Retype exactly the lines from the first one through the line with "150000, 175000, 200000];", including both ends; skip any pictures.

## Begin STORED ROWS

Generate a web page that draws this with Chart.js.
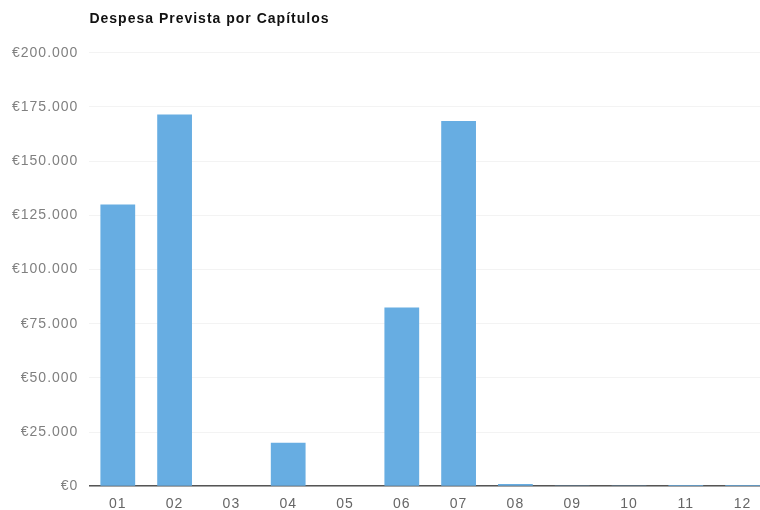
<!DOCTYPE html>
<html>
<head>
<meta charset="utf-8">
<script src="https://cdn.jsdelivr.net/npm/chart.js@4"></script>
<style>
  body { margin: 0; background: #fff; overflow: hidden; }
  #wrap { position: absolute; left: 0; top: 0; width: 771px; height: 515px; }
</style>
</head>
<body>
<div id="wrap"><canvas id="capitulosChart" width="771" height="515"></canvas></div>
<script>
const chapters = ['01', '02', '03', '04', '05', '06', '07', '08', '09', '10', '11', '12'];
const plannedSpend = [130000, 171500, 0, 20000, 0, 82500, 168500, 1000, 300, 300, 600, 600];
const yTicks = [0, 25000, 50000, 75000, 100000, 125000, 150000, 175000, 200000];

const ctx = document.getElementById('capitulosChart').getContext('2d');

function euro(value) {
    // portuguese style thousands: €25.000
    return '€' + value.toString().replace(/\B(?=(\d{3})+(?!\d))/g, '.');
}

// the scanned chart has loosely spaced lettering
const spacing = {
    id: 'spacing',
    beforeLayout: chart => { chart.ctx.letterSpacing = '1px'; },
    beforeDraw: chart => { chart.ctx.letterSpacing = '1px'; }
};

new Chart(ctx, {
    type: 'bar',
    data: {
        labels: chapters,
        datasets: [{
            label: 'Despesa Prevista',
            data: plannedSpend,
            backgroundColor: '#67ade2',
            borderWidth: 0,
            barPercentage: 0.68,
            categoryPercentage: 0.9
        }]
    },
    options: {
        responsive: false,
        animation: false,
        layout: { padding: { left: 1, right: 0, top: 4, bottom: 0 } },
        plugins: {
            legend: { display: false },
            tooltip: { enabled: false },
            title: {
                display: true,
                text: 'Despesa Prevista por Capítulos',
                align: 'start',
                fullSize: false,
                color: '#111',
                font: { family: 'Liberation Sans, Arial, sans-serif', size: 14, weight: 'bold' },
                padding: { top: 7, bottom: 25 }
            }
        },
        scales: {
            x: {
                grid: { display: false },
                border: { color: '#555', width: 1.5 },
                ticks: {
                    color: '#666',
                    padding: 2,
                    font: { family: 'Liberation Sans, Arial, sans-serif', size: 14 }
                }
            },
            y: {
                min: 0,
                max: 200000,
                afterBuildTicks: axis => { axis.ticks = yTicks.map(v => ({ value: v })); },
                border: { display: false },
                grid: { color: '#f3f3f3', drawTicks: false },
                ticks: {
                    color: '#808080',
                    padding: 11,
                    font: { family: 'Liberation Sans, Arial, sans-serif', size: 14 },
                    callback: value => euro(value)
                }
            }
        }
    },
    plugins: [spacing]
});
</script>
</body>
</html>
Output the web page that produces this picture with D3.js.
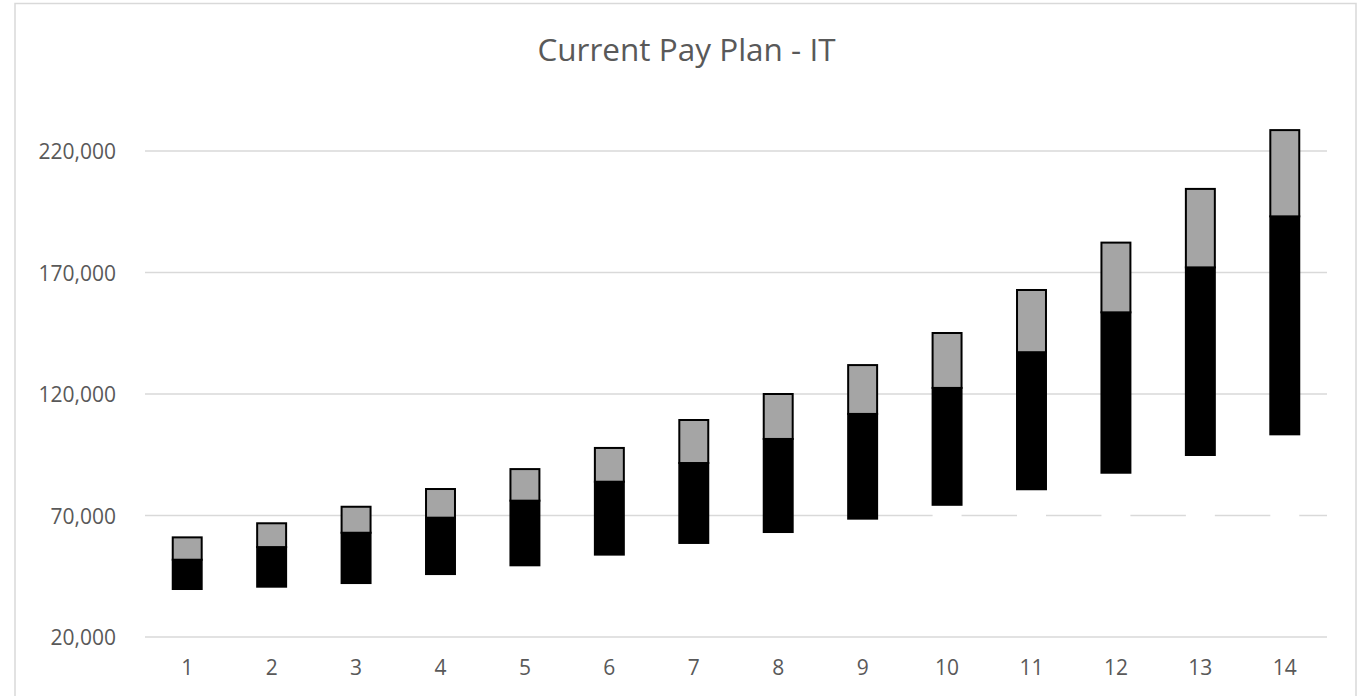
<!DOCTYPE html>
<html>
<head>
<meta charset="utf-8">
<script src="https://cdn.jsdelivr.net/npm/d3@7"></script>
<style>
  html, body { margin: 0; padding: 0; background: #ffffff; }
  svg { display: block; }
  text { font-family: "Open Sans", sans-serif; fill: #595959; }
</style>
</head>
<body>
<svg id="chart" width="1362" height="696"></svg>
<script>
// ---- data ----
const grades = ["1","2","3","4","5","6","7","8","9","10","11","12","13","14"];
const minPay = [39750, 40700, 42200, 45900, 49500, 53900, 58700, 63200, 68700, 74400, 80800, 87600, 94900, 103400];
const midPay = [51800, 57000, 62900, 69100, 76100, 83900, 91600, 101500, 111800, 122500, 137200, 153600, 172100, 193100];
const maxPay = [61000, 66800, 73600, 80900, 89100, 97800, 109300, 120000, 131900, 145100, 162800, 182300, 204400, 228600];
const yTicks = [20000, 70000, 120000, 170000, 220000];
const titleText = "Current Pay Plan - IT";

// ---- layout ----
const plot = { left: 145, right: 1327, top: 60, bottom: 637 };

const svg = d3.select("#chart");

// chart border
svg.append("rect")
  .attr("x", 15).attr("y", 3.5)
  .attr("width", 1341).attr("height", 720)
  .attr("fill", "#ffffff")
  .attr("stroke", "#d9d9d9").attr("stroke-width", 1.5);

// title
svg.append("text")
  .attr("x", 686.5).attr("y", 61)
  .attr("text-anchor", "middle")
  .style("font-size", "31.5px")
  .text(titleText);

const x = d3.scaleBand()
  .domain(grades)
  .range([plot.left, plot.right])
  .paddingInner(0.657)
  .paddingOuter(0.3285);

const y = d3.scaleLinear()
  .domain([20000, 220000])
  .range([637, 151]);

// gridlines
const grid = svg.append("g");
grid.selectAll("line")
  .data(yTicks.filter(d => d !== 20000))
  .join("line")
  .attr("x1", plot.left).attr("x2", plot.right)
  .attr("y1", d => y(d)).attr("y2", d => y(d))
  .attr("stroke", "#d9d9d9").attr("stroke-width", 1.5);

// y-axis labels
const fmt = d3.format(",");
const yAxis = d3.axisLeft(y).tickValues(yTicks).tickFormat(fmt).tickSize(0).tickPadding(0);
const yg = svg.append("g").attr("transform", "translate(116,0)").call(yAxis);
yg.select(".domain").remove();
yg.selectAll("text")
  .style("font-size", "21px")
  .style("font-family", "'Open Sans', sans-serif")
  .attr("fill", "#595959")
  .attr("dy", "0.36em");

// stacked data
const rows = grades.map((g, i) => ({
  grade: g,
  base: minPay[i],
  low: midPay[i] - minPay[i],
  high: maxPay[i] - midPay[i]
}));
const stack = d3.stack().keys(["base", "low", "high"]);
const series = stack(rows);
const fills = { base: "#ffffff", low: "#000000", high: "#a5a5a5" };
const strokes = { base: "none", low: "#000000", high: "#000000" };

svg.append("clipPath").attr("id", "plotclip")
  .append("rect")
  .attr("x", plot.left).attr("y", 0)
  .attr("width", plot.right - plot.left).attr("height", plot.bottom);

const barsG = svg.append("g").attr("clip-path", "url(#plotclip)");
barsG.selectAll("g")
  .data(series)
  .join("g")
  .attr("fill", s => fills[s.key])
  .attr("stroke", s => strokes[s.key])
  .attr("stroke-width", 2)
  .selectAll("rect")
  .data(s => s)
  .join("rect")
  .attr("x", d => x(d.data.grade))
  .attr("width", x.bandwidth())
  .attr("y", d => y(d[1]))
  .attr("height", d => y(d[0]) - y(d[1]));

// category axis line (20,000)
svg.append("line")
  .attr("x1", plot.left).attr("x2", plot.right)
  .attr("y1", y(20000)).attr("y2", y(20000))
  .attr("stroke", "#d9d9d9").attr("stroke-width", 1.5);

// x-axis labels
const xAxis = d3.axisBottom(x).tickSize(0).tickPadding(0);
const xg = svg.append("g").attr("transform", "translate(0,675)").call(xAxis);
xg.select(".domain").remove();
xg.selectAll("text")
  .style("font-size", "21px")
  .style("font-family", "'Open Sans', sans-serif")
  .attr("fill", "#595959")
  .attr("dy", "0");
</script>
</body>
</html>
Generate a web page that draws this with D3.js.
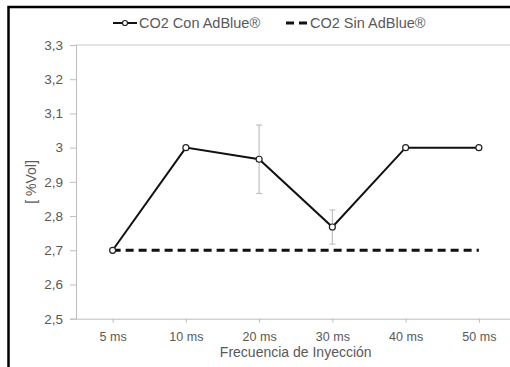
<!DOCTYPE html>
<html><head><meta charset="utf-8">
<script src="https://cdn.jsdelivr.net/npm/d3@7"></script>
<style>
html,body{margin:0;padding:0;background:#fff;}
svg{display:block;font-family:"Liberation Sans",Arial,sans-serif;}
</style></head>
<body>
<svg id="c" width="510" height="367"></svg>
<script>
const categories = ["5 ms","10 ms","20 ms","30 ms","40 ms","50 ms"];
const conAdBlue = [2.70, 3.00, 2.966, 2.768, 3.00, 3.00];
const conAdBlueErr = [0, 0, 0.10, 0.05, 0, 0];
const sinAdBlue = [2.70, 2.70, 2.70, 2.70, 2.70, 2.70];
const yTicks = [2.5,2.6,2.7,2.8,2.9,3.0,3.1,3.2,3.3];
const seriesNames = ["CO2 Con AdBlue®", "CO2 Sin AdBlue®"];
const xTitle = "Frecuencia de Inyección";
const yTitle = "[ %Vol]";

const svg = d3.select("#c");
const L = 76, R = 515.5, T = 45, B = 318.7;

// frame
svg.append("path").attr("d", `M8.5,${367} L8.5,7 L510,7`).attr("fill","none")
  .attr("stroke","#000").attr("stroke-width",2.5);

const x = d3.scalePoint().domain(categories).range([L, R]).padding(0.5);
const y = d3.scaleLinear().domain([2.5, 3.3]).range([B, T]);

// top border line
svg.append("line").attr("x1",L).attr("x2",R).attr("y1",y(3.3)).attr("y2",y(3.3))
  .attr("stroke","#c8c8c8").attr("stroke-width",1);

const fmt = d => d3.format(".1f")(d).replace(".0","").replace(".",",");
const yAx = svg.append("g").attr("transform",`translate(${L},0)`)
  .call(d3.axisLeft(y).tickValues(yTicks).tickFormat(fmt).tickSize(6).tickPadding(7));
yAx.select(".domain").attr("stroke","#bdbdbd");
yAx.selectAll(".tick line").attr("stroke","#bdbdbd");
yAx.selectAll("text").attr("fill","#595959").style("font-size","13.5px");

const xAx = svg.append("g").attr("transform",`translate(0,${B})`)
  .call(d3.axisBottom(x).tickSize(4).tickPadding(9).tickSizeOuter(0));
xAx.select(".domain").attr("stroke","#bdbdbd");
xAx.selectAll(".tick line").attr("stroke","#bdbdbd");
xAx.selectAll("text").attr("fill","#595959").style("font-size","12.5px");

// titles
svg.append("text").attr("x", (L+R)/2).attr("y", 356.5).attr("text-anchor","middle")
  .attr("fill","#595959").style("font-size","14px").text(xTitle);
svg.append("text").attr("transform",`translate(36,182) rotate(-90)`).attr("text-anchor","middle")
  .attr("fill","#595959").style("font-size","14px").text(yTitle);

// dashed series
const line = d3.line().x((d,i)=>x(categories[i])).y(d=>y(d));
svg.append("path").datum(sinAdBlue).attr("d", line).attr("fill","none")
  .attr("stroke","#111").attr("stroke-width",3).attr("stroke-dasharray","8,5");

// error bars
const eb = svg.append("g");
categories.forEach((c,i)=>{
  const e = conAdBlueErr[i]; if(!e) return;
  const cx = x(c), y1 = y(conAdBlue[i]+e), y2 = y(conAdBlue[i]-e);
  eb.append("line").attr("x1",cx).attr("x2",cx).attr("y1",y1).attr("y2",y2).attr("stroke","#c0c0c0").attr("stroke-width",1.2);
  [y1,y2].forEach(yy=>eb.append("line").attr("x1",cx-3).attr("x2",cx+3).attr("y1",yy).attr("y2",yy).attr("stroke","#c0c0c0").attr("stroke-width",1.2));
});

// solid series
svg.append("path").datum(conAdBlue).attr("d", line).attr("fill","none")
  .attr("stroke","#111").attr("stroke-width",2);
svg.selectAll("circle.m").data(conAdBlue).enter().append("circle").attr("class","m")
  .attr("cx",(d,i)=>x(categories[i])).attr("cy",d=>y(d)).attr("r",3)
  .attr("fill","#fff").attr("stroke","#222").attr("stroke-width",1.2);

// legend
const lg = svg.append("g");
const ly = 23;
lg.append("line").attr("x1",113).attr("x2",137).attr("y1",ly).attr("y2",ly).attr("stroke","#111").attr("stroke-width",2);
lg.append("circle").attr("cx",125).attr("cy",ly).attr("r",2.5).attr("fill","#fff").attr("stroke","#222").attr("stroke-width",1.2);
lg.append("text").attr("x",139).attr("y",ly+5).attr("fill","#595959").style("font-size","14.5px").text(seriesNames[0]);
lg.append("line").attr("x1",286).attr("x2",308).attr("y1",ly).attr("y2",ly).attr("stroke","#111").attr("stroke-width",3).attr("stroke-dasharray","8,5");
lg.append("text").attr("x",310).attr("y",ly+5).attr("fill","#595959").style("font-size","14.5px").text(seriesNames[1]);
</script>
</body></html>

## End STORED ROWS

# EXERCISE RESPONSE
Generate a web page that draws this with Chart.js.
<!DOCTYPE html>
<html>
<head>
<meta charset="utf-8">
<script src="https://cdn.jsdelivr.net/npm/chart.js@4"></script>
<style>
  body { margin: 0; background: #fff; overflow: hidden; }
  #wrap { position: absolute; left: 0; top: 0; width: 771px; height: 515px; }
</style>
</head>
<body>
<div id="wrap"><canvas id="capitulosChart" width="771" height="515"></canvas></div>
<script>
const chapters = ['01', '02', '03', '04', '05', '06', '07', '08', '09', '10', '11', '12'];
const plannedSpend = [130000, 171500, 0, 20000, 0, 82500, 168500, 1000, 300, 300, 600, 600];
const yTicks = [0, 25000, 50000, 75000, 100000, 125000, 150000, 175000, 200000];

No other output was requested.